И потребовала, чтобы выделили мы рыцарей для турнира, числом не менее двух пар, дабы бились они перед публикой тихвиенской, взоры услаждая.
Тут пуще прежнего забеспокоились мы, ибо вдруг стало доходить до тусовки, что не ее, тусовку, здесь развлекать будут, а напротив - она, тусовка, развлекать тихвиенцев сюда приехала.
И еще одно внятно стало нам: автобус с псковскими рыцарями глюком был. Нет никаких рыцарей из Пскова. И менестрелей тоже нет.
И поняли мы тут, на детсадовских стульчиках сидя, что, прибыв в Тихвиен в надежде крутых здесь встретить, сами наиболее крутыми оказались. И оттого уныние вошло в сердца многих, и многие не захотели биться, скрыв принадлежность к рыцарскому сословию и проявили пассивность, а пионерского задора не проявили. Наконец встали и вышли вперед Валар, Торин, Перегрин и Рейстлин. Воистину то был рыцарственный поступок, да и выглядели наши ха-ха рыцари так, будто на заклание шли.
А дама-терминатор с большим опытом работы с молодежью потирала руки, всем своим видом являя брожение закваски комсомольской и пионерской.
И остались рыцари; прочие же отправились с Вероникой осматривать достопримечательности города Тихвиен.
И славный же это город! Красоты его достойны всяческого внимания и похвалы, ибо стоит он на чудной речке, и монастырь его виден отовсюду и с какой стороны ни посмотри, дивен он со своим Успенским собором и колокольней вида невиданного. В общем, сплошной Левитан кругом цвел махровым цветом, и река сверкала на солнце, и пахло свежескошенным сеном, и сероватоголубые луковки собора как на воздусях висели, если издалека смотреть и из-за деревьев.
Говорил Протасик о средневековом взгляде "из-под капюшона" и был воистину прав, ибо преискуснейше вписан собор в арку ворот, если под нею стоять.
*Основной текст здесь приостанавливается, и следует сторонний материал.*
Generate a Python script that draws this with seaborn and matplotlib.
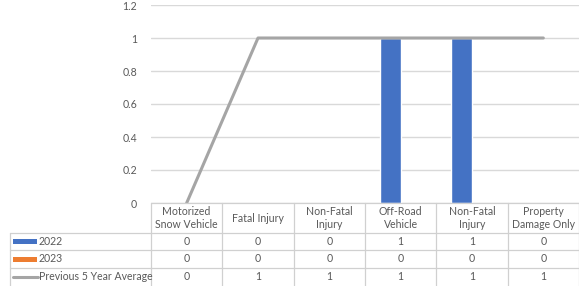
import numpy as np
import pandas as pd
import seaborn as sns
import matplotlib.pyplot as plt
from matplotlib.lines import Line2D
from matplotlib.patches import Rectangle

# data
categories = ["Motorized\nSnow Vehicle", "Fatal Injury", "Non-Fatal\nInjury",
              "Off-Road\nVehicle", "Non-Fatal\nInjury", "Property\nDamage Only"]
vals_2022 = [0, 0, 0, 1, 1, 0]
vals_2023 = [0, 0, 0, 0, 0, 0]
prev_avg = [0, 1, 1, 1, 1, 1]
series_names = ["2022", "2023", "Previous 5 Year Average"]

BLUE, ORANGE, GRAY = "#4472C4", "#ED7D31", "#A5A5A5"
TXT = "#595959"
GRID = "#D9D9D9"

sns.set_style("white")
plt.rcParams["font.family"] = ["Lato", "DejaVu Sans"]

W, H = 579, 286
fig = plt.figure(figsize=(W / 100, H / 100), dpi=100)

def fx(px):
    return px / W

def fy(py):
    return 1 - py / H

left, right, top, bot = 151, 579, 5, 203
ax = fig.add_axes([fx(left), fy(bot), fx(right - left), (bot - top) / H])

pos = list(range(len(categories)))
df = pd.DataFrame({
    "pos": pos * 2,
    "value": vals_2022 + vals_2023,
    "series": ["2022"] * 6 + ["2023"] * 6,
})
sns.barplot(data=df, x="pos", y="value", hue="series", palette=[BLUE, ORANGE],
            width=0.58, ax=ax, legend=False, saturation=1)
sns.lineplot(x=pos, y=prev_avg, color=GRAY, lw=2.2, ax=ax, zorder=3)

ax.set_xlim(-0.5, 5.5)
ax.set_ylim(0, 1.2)
ax.set_yticks(np.arange(0, 1.21, 0.2))
ax.set_yticklabels(["0", "0.2", "0.4", "0.6", "0.8", "1", "1.2"])
ax.yaxis.grid(True, color=GRID, lw=1)
ax.set_axisbelow(True)
ax.tick_params(axis="y", length=0, pad=10, labelsize=7.6, labelcolor=TXT)
ax.set_xticks([])
ax.set_xlabel("")
ax.set_ylabel("")
for s in ax.spines.values():
    s.set_visible(False)

# data table below the plot
col_w = (right - left) / len(categories)
row_y = [203, 233, 250, 268, 286]
lc = "#D0D0D0"
fs = 7.6

def hline(x0, x1, y):
    fig.add_artist(Line2D([fx(x0), fx(x1)], [fy(y), fy(y)], color=lc, lw=0.9))

def vline(x, y0, y1):
    fig.add_artist(Line2D([fx(x), fx(x)], [fy(y0), fy(y1)], color=lc, lw=0.9))

hline(left, right, 203)
for y in row_y[1:4]:
    hline(10, right, y)
for k in range(len(categories) + 1):
    vline(left + k * col_w, 203, 286)
vline(10, 233, 286)

for i, c in enumerate(categories):
    cx = left + (i + 0.5) * col_w
    fig.text(fx(cx), fy(218), c, ha="center", va="center", fontsize=fs,
             color=TXT, linespacing=1.3)

rows = [vals_2022, vals_2023, prev_avg]
for r, vals in enumerate(rows):
    cy = (row_y[r + 1] + row_y[r + 2]) / 2
    for i, v in enumerate(vals):
        cx = left + (i + 0.5) * col_w
        fig.text(fx(cx), fy(cy), str(v), ha="center", va="center",
                 fontsize=fs, color=TXT)

# legend keys in the row labels
keys = [BLUE, ORANGE, GRAY]
for r, (name, col) in enumerate(zip(series_names, keys)):
    cy = (row_y[r + 1] + row_y[r + 2]) / 2
    if r < 2:
        fig.add_artist(Rectangle((fx(13), fy(cy + 2.5)), fx(24), 5 / H,
                                 color=col, lw=0))
    else:
        fig.add_artist(Line2D([fx(13), fx(38)], [fy(cy), fy(cy)], color=col, lw=2.2))
    fig.text(fx(39), fy(cy), name, ha="left", va="center", fontsize=fs, color=TXT)

fig.savefig("out.png", dpi=100)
Внутри же собора множество прекрасных фресок 17 века увидели мы и дивились им долго под объяснения экскурсоводские. Могильные плиты на паперти увидели мы также. Ибо прежде было при монастыре кладбище, но после стали местные хулиганы портить плиты, а местные умельцы - воровать их и переделывать под надгробия для родственников своих усопших. И тогда перенесли плиты в собор, дабы сберечь оставшееся. Однако кладбище так заросло, что теперь трудно сказать, кто где похоронен. Поэтому малопонятно было нам, как будут тихвиенцы возвращать плиты на место. Но, возможно, будет явлено чудо и приидет ангел с точной схемой захоронения, и передаст эту схему распорядителю работ (ой, что-то завралась я).
Покой в монастыре царит такой, что Таллэ чуть не заснула.
И по всему чувствуется, невзирая на многочисленные надписи, сделанные хулиганами, как местными, так и пришлыми, что место это свято и что сквернить его не осквернить. Внутреннего огня, в этом монастыре заключенного, хватит на то, чтобы еще несколько веков выжигать любую скверну. И даже если церковь снести (а ее, наоборот, восстанавливают с тщанием великим), то останется свет на этом месте.
А может быть, это фанатизм во мне говорит.
После тесных, упиханных в узкий футляр средневековых городских улиц, тулузских монастырей казался мне этот русский монастырь непомерно широким, полным воздуха и света. Там было, где раскинуть руки во всю ширь - а в Тулузе если и сделать это, то непременно в противоположную стену упрешься пальцами.